Belgium has reached a deal over EU-Canada trade partnership called Ceta. Belgian Prime Minister Charles Michel said they had agreed on an addendum to the deal which addressed regional concerns over the rights of farmers and governments.
The changes will still have to be approved by the other 27 EU members.
Previously, the deal was wetoed by Belgian region of Wallonia because of no guarantees to local farmers and environment issues.
But after the latest round of marathon talks, Mr Michel tweeted: “All parliaments are now able to approve by tomorrow at midnight. Important step for EU and Canada.”
He did not give further details, but the premier of the Flemish region, Geert Bourgeois, said the original text of the trade deal remained the same.
“This is a clarification.

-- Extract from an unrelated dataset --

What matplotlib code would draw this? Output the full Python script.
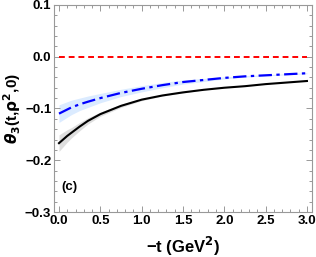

The actual treaty does not change,” he said.
Canada’s Foreign Minister Stephane Dion said he was “cautiously optimistic” that the deal was back on track.
“Once bitten, twice shy, we hope that the Europeans have agreed between themselves because Canada is ready to sign,” he said during a visit to Paris, adding that “if the news you announced becomes reality, it is excellent news”.
A spokeswoman for Canada’s Global Affairs ministry said the latest developments from Belgium were “positive”, but there was “still work to do”.
“There remain additional steps before signing. Canada has done its job. We negotiated a progressive agreement that will create jobs and growth for the middle class. Canada remains ready to sign this important agreement when Europe is ready,” she said.
European Council President Donald Tusk tweeted, “Only once all procedures are finalised for EU signing CETA, will I contact PM @JustinTrudeau”.